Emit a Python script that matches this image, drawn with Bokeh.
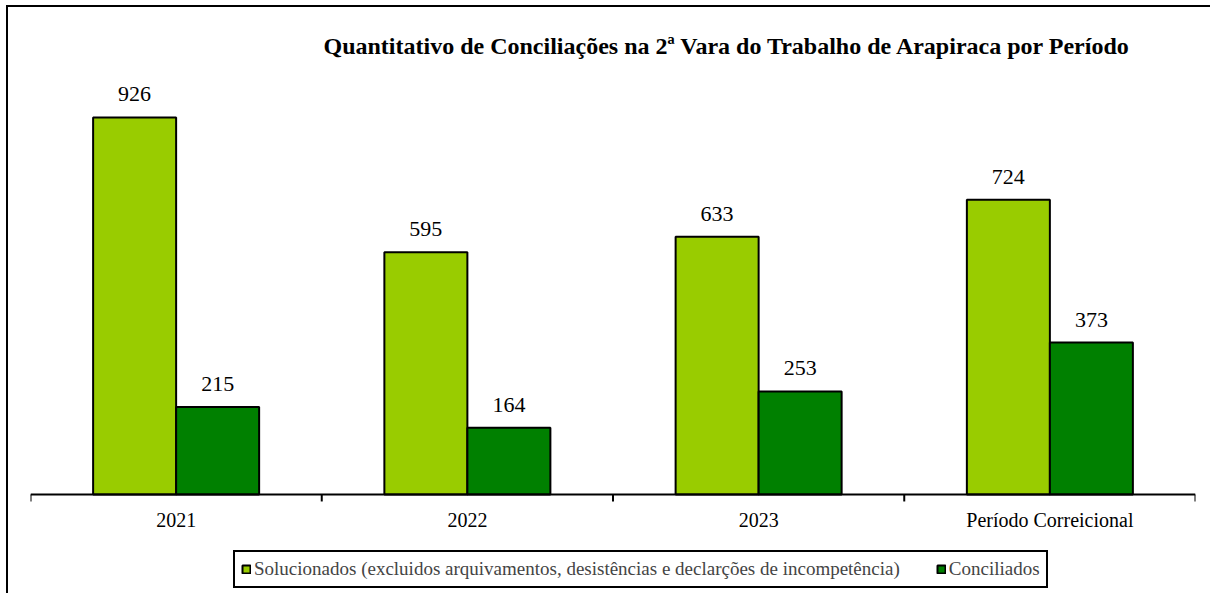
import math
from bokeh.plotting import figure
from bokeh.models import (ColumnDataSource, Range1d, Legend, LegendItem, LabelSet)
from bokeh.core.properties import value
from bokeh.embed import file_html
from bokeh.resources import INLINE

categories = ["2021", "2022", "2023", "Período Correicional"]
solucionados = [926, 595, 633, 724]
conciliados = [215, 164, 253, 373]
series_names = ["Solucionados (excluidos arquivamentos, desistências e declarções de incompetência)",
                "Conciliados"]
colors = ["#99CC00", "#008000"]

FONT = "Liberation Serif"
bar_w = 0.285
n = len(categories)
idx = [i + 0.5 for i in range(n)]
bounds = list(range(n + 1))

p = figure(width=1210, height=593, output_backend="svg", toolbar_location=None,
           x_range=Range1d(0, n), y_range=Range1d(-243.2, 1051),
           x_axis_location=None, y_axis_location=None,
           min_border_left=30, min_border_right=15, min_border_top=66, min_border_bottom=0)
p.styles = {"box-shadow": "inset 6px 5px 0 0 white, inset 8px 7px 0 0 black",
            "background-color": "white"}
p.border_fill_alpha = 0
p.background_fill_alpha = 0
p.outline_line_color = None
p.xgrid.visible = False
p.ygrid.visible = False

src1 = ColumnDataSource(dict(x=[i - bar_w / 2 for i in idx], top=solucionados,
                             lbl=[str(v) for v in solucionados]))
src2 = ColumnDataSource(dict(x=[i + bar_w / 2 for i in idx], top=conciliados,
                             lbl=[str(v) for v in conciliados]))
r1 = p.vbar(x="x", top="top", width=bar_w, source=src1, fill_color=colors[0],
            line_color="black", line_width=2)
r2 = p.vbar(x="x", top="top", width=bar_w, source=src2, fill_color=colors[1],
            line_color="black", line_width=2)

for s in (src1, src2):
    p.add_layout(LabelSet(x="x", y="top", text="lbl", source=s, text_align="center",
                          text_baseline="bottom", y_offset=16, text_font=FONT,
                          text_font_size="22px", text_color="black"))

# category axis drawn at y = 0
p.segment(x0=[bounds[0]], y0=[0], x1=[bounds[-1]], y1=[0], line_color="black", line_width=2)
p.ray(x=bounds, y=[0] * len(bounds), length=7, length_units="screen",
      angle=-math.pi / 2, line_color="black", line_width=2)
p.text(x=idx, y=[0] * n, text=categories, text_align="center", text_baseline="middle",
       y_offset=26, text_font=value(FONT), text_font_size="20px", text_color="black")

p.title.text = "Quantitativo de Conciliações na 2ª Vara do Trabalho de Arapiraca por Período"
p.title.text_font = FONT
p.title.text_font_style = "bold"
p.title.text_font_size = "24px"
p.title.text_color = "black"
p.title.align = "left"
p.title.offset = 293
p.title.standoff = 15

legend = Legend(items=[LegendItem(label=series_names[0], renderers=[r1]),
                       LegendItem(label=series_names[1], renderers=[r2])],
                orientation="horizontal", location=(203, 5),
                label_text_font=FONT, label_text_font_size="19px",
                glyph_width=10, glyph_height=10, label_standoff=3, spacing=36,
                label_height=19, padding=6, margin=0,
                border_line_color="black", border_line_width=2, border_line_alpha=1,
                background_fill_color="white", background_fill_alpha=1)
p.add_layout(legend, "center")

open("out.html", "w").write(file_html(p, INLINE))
----------
• DIRECTIONS FOR THIS TASK
Begin at the top of the material above and output each line exactly, stopping after the line that holds "from bokeh.resources import INLINE". Leave out pictures.

• IN RESPONSE
Emit a Python script that matches this image, drawn with Bokeh.
import math
from bokeh.plotting import figure
from bokeh.models import (ColumnDataSource, Range1d, Legend, LegendItem, LabelSet)
from bokeh.core.properties import value
from bokeh.embed import file_html
from bokeh.resources import INLINE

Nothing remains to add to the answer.